Not surprisingly, the most extreme statement came from Iran: A Middle East storm is brewing and will strike violently, said the radical Iranian president Mahmoud Ahmadinejad. “The use of force in Lebanon could trigger a hurricane.”
He spoke after Riyadh released an official statement from King Abdullah asserting: “If the peace option fails because of Israeli arrogance, there will be no option but a war in the region.” The Saudi king was uncharacteristically unrestrained in his speech after seeing the US secretary come and go without allaying the Lebanese crisis.
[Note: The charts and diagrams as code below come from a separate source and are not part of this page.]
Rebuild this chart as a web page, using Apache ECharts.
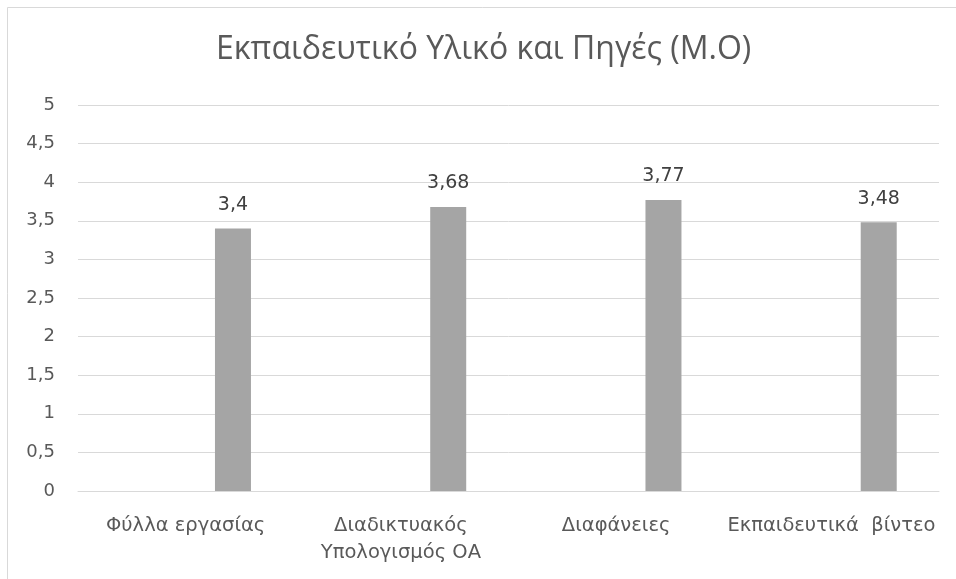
<!DOCTYPE html>
<html>
<head>
<meta charset="utf-8">
<script src="https://cdn.jsdelivr.net/npm/echarts@6/dist/echarts.min.js"></script>
<style>
  html, body { margin: 0; padding: 0; background: #fff; }
  #chart { width: 956px; height: 579px; }
</style>
</head>
<body>
<div id="chart"></div>
<script>
// Mean scores per teaching resource
const categories = ['Φύλλα εργασίας', 'Διαδικτυακός\nΥπολογισμός ΟΑ', 'Διαφάνειες', 'Εκπαιδευτικά  βίντεο'];
const emptySeries = [null, null, null, null];
const meanValues = [3.4, 3.68, 3.77, 3.48];
const yTicks = { min: 0, max: 5, interval: 0.5 };
const titleText = 'Εκπαιδευτικό Υλικό και Πηγές (Μ.Ο)';

const fmt = v => String(v).replace('.', ',');

const chart = echarts.init(document.getElementById('chart'));
chart.setOption({
  backgroundColor: '#ffffff',
  animation: false,
  title: {
    text: titleText,
    left: 216,
    top: 34,
    padding: 0,
    textStyle: { fontFamily: 'Open Sans', fontWeight: 'normal', fontSize: 32, color: '#595959' }
  },
  graphic: [{
    type: 'polyline',
    shape: { points: [[7.5, 600], [7.5, 7.5], [970, 7.5]] },
    style: { stroke: '#d9d9d9', lineWidth: 1, fill: null },
    silent: true
  }],
  grid: { left: 78, right: 17, top: 105, bottom: 88 },
  xAxis: {
    type: 'category',
    data: categories,
    axisLine: { show: true, lineStyle: { color: '#d9d9d9', width: 1 } },
    axisTick: { show: false },
    axisLabel: {
      color: '#595959', fontFamily: 'DejaVu Sans', fontSize: 19.5,
      lineHeight: 27, margin: 21, interval: 0
    }
  },
  yAxis: {
    type: 'value',
    min: yTicks.min, max: yTicks.max, interval: yTicks.interval,
    axisLine: { show: false },
    axisTick: { show: false },
    splitLine: { lineStyle: { color: '#d9d9d9', width: 1 } },
    axisLabel: {
      color: '#595959', fontFamily: 'DejaVu Sans', fontSize: 18, margin: 23,
      formatter: fmt
    }
  },
  series: [
    {
      type: 'bar',
      data: emptySeries,
      barWidth: 36,
      barGap: '163%',
      itemStyle: { color: '#5b9bd5' }
    },
    {
      type: 'bar',
      data: meanValues,
      barWidth: 36,
      barGap: '163%',
      itemStyle: { color: '#a5a5a5' },
      label: {
        show: true, position: 'top', distance: 14,
        color: '#404040', fontFamily: 'DejaVu Sans', fontSize: 19,
        formatter: p => fmt(p.value)
      }
    }
  ]
});
</script>
</body>
</html>
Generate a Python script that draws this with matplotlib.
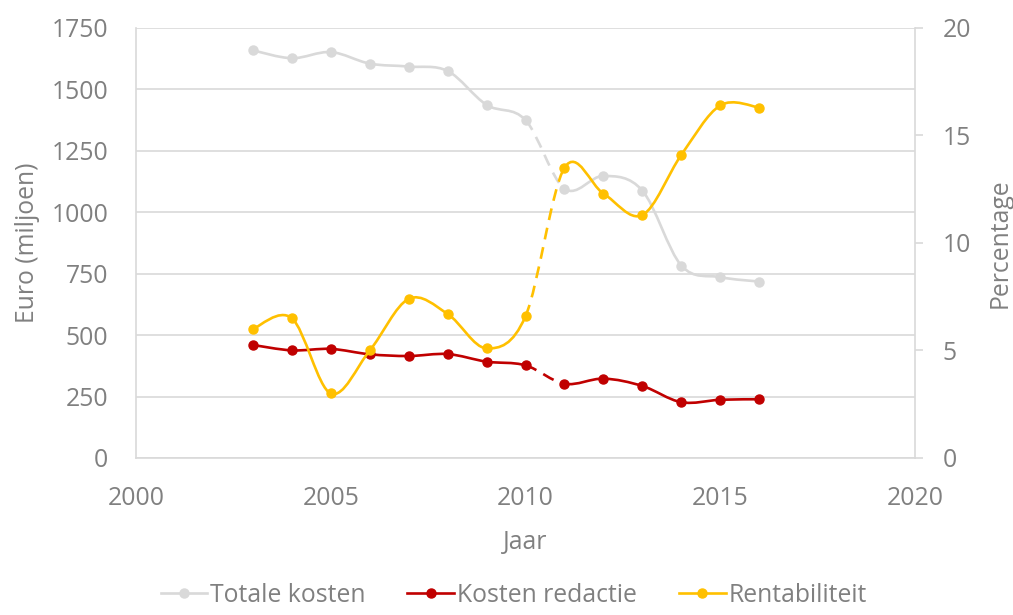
import numpy as np
import matplotlib
matplotlib.use("Agg")
import matplotlib.pyplot as plt
from matplotlib.path import Path
from matplotlib.patches import PathPatch
from matplotlib.lines import Line2D

jaren = [2003, 2004, 2005, 2006, 2007, 2008, 2009, 2010,
         2011, 2012, 2013, 2014, 2015, 2016]
totale_kosten = [1659, 1627, 1652, 1605, 1593, 1575, 1437, 1375,
                 1096, 1148, 1088, 783, 736, 718]
kosten_redactie = [460, 438, 444, 422, 415, 423, 392, 377,
                   302, 323, 293, 227, 237, 239]
rentabiliteit = [6.0, 6.5, 3.0, 5.0, 7.4, 6.7, 5.1, 6.6,
                 13.5, 12.3, 11.3, 14.1, 16.4, 16.3]

GRIJS = "#d9d9d9"
ROOD = "#c00000"
GOUD = "#ffc000"
TEKST = "#808080"
DASH_IDX = 7  # segment 2010 -> 2011 is dashed

plt.rcParams['font.family'] = ['Open Sans', 'DejaVu Sans']
plt.rcParams['font.size'] = 17.8


def smooth_paths(x, y, dash_idx):
    # Excel-like smoothed line: cubic bezier, control points from neighbours
    p = np.column_stack([x, y]).astype(float)
    n = len(p)
    solid_v, solid_c = [p[0]], [Path.MOVETO]
    dash_v, dash_c = [], []
    for i in range(n - 1):
        p0 = p[i - 1] if i > 0 else p[i]
        p3 = p[i + 2] if i + 2 < n else p[i + 1]
        c1 = p[i] + (p[i + 1] - p0) / 6
        c2 = p[i + 1] - (p3 - p[i]) / 6
        if i == dash_idx:
            dash_v += [p[i], c1, c2, p[i + 1]]
            dash_c += [Path.MOVETO, Path.CURVE4, Path.CURVE4, Path.CURVE4]
            solid_v.append(p[i + 1])
            solid_c.append(Path.MOVETO)
        else:
            solid_v += [c1, c2, p[i + 1]]
            solid_c += [Path.CURVE4] * 3
    return Path(solid_v, solid_c), Path(dash_v, dash_c)


def draw_series(ax, y, color, z):
    solid, dashed = smooth_paths(jaren, y, DASH_IDX)
    ax.add_patch(PathPatch(solid, fill=False, edgecolor=color, lw=1.9, zorder=z))
    ax.add_patch(PathPatch(dashed, fill=False, edgecolor=color, lw=1.9,
                           linestyle=(0, (4.5, 3)), zorder=z))
    ax.plot(jaren, y, 'o', color=color, markersize=6.5, zorder=z + 0.1)


fig = plt.figure(figsize=(10.13, 6.15), dpi=100)
ax = fig.add_axes([0.1343, 0.2553, 0.769, 0.6992])
ax2 = ax.twinx()

draw_series(ax, totale_kosten, GRIJS, 3)
draw_series(ax, kosten_redactie, ROOD, 4)
draw_series(ax2, rentabiliteit, GOUD, 3)

ax.set_xlim(2000, 2020)
ax.set_ylim(0, 1750)
ax2.set_ylim(0, 20)
ax.set_xticks([2000, 2005, 2010, 2015, 2020])
ax.set_yticks(np.arange(0, 1751, 250))
ax2.set_yticks([0, 5, 10, 15, 20])

ax.grid(axis='y', color=GRIJS, lw=1.2)
ax.set_axisbelow(True)
for a in (ax, ax2):
    a.spines['top'].set_visible(False)
    for s in ('left', 'right', 'bottom'):
        a.spines[s].set_color(GRIJS)
        a.spines[s].set_linewidth(1.2)
ax.spines['right'].set_visible(False)
ax2.spines['left'].set_visible(False)
ax2.spines['bottom'].set_visible(False)

ax.tick_params(axis='y', length=0, pad=20, labelcolor=TEKST)
ax.tick_params(axis='x', length=0, pad=20, labelcolor=TEKST)
ax2.tick_params(axis='y', length=6, width=1.2, color=GRIJS, pad=14, labelcolor=TEKST)

ax.set_xlabel("Jaar", color=TEKST, labelpad=14)
ax.set_ylabel("Euro (miljoen)", color=TEKST, labelpad=8)
ax2.set_ylabel("Percentage", color=TEKST, labelpad=12)

handles = [Line2D([], [], color=c, lw=1.9, marker='o', markersize=6.5)
           for c in (GRIJS, ROOD, GOUD)]
fig.legend(handles, ["Totale kosten", "Kosten redactie", "Rentabiliteit"],
           loc='lower center', bbox_to_anchor=(0.507, -0.025), ncol=3,
           frameon=False, labelcolor=TEKST, handlelength=1.9,
           handletextpad=0.1, columnspacing=1.7)

fig.savefig("out.png", dpi=100)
At around the same time as the statement from Riyadh, huge explosions struck Hizballah targets in South Beirut for the first time since US Secretary of State Condoleezza Rice landed in the Middle East for talks in Beirut, Jerusalem and Ramallah. Israeli positions along the Lebanese border also came under heavy Hizballah mortar fire on Tuesday afternoon, coinciding with an Israeli air bombardment of Hizballah rocket sites in Tyre. The IDF began closing some strategic roads to the Lebanese border to civilian traffic.
Hopes had been entertained In Cairo and Riyadh that the visiting US secretary would voice some sort of reproof for Israel’s extensive military action in Lebanon and apply the brakes in her private talks with Ehud Olmert. Instead, no sooner had she departed when Israeli defense minister Amir Peretz announced that Israel is clearing a security zone in South Lebanon that will remain under IDF fire control unless a multinational force assumes responsibility.
Given the enormous, time-consuming difficulties facing the assembly of such a force, his statement was taken as the first avowal of Israel’s intentions beyond the military operation. The term “security zone” was uttered for the first time since the Hizballah attack of July 12 sparked the current crisis.
Privately, the pro-Western rulers in Riyadh, Cairo and Amman were cheering Israel’s offensive in the hope of its crippling the extremist Shiite Hizballah and dealing Tehran its comeuppance. But Peretz’s statement gave Arab rulers the pretext for ignoring the fact that Israel was defending itself against attack and reviving their age-old accusations of Israeli ambitions to seize Arab lands with American support.
It was rumored in Cairo that Egyptian president Hosni Mubarak plans to visit Syrian president Bashar Asad in Damascus this week to discuss the Lebanese crisis.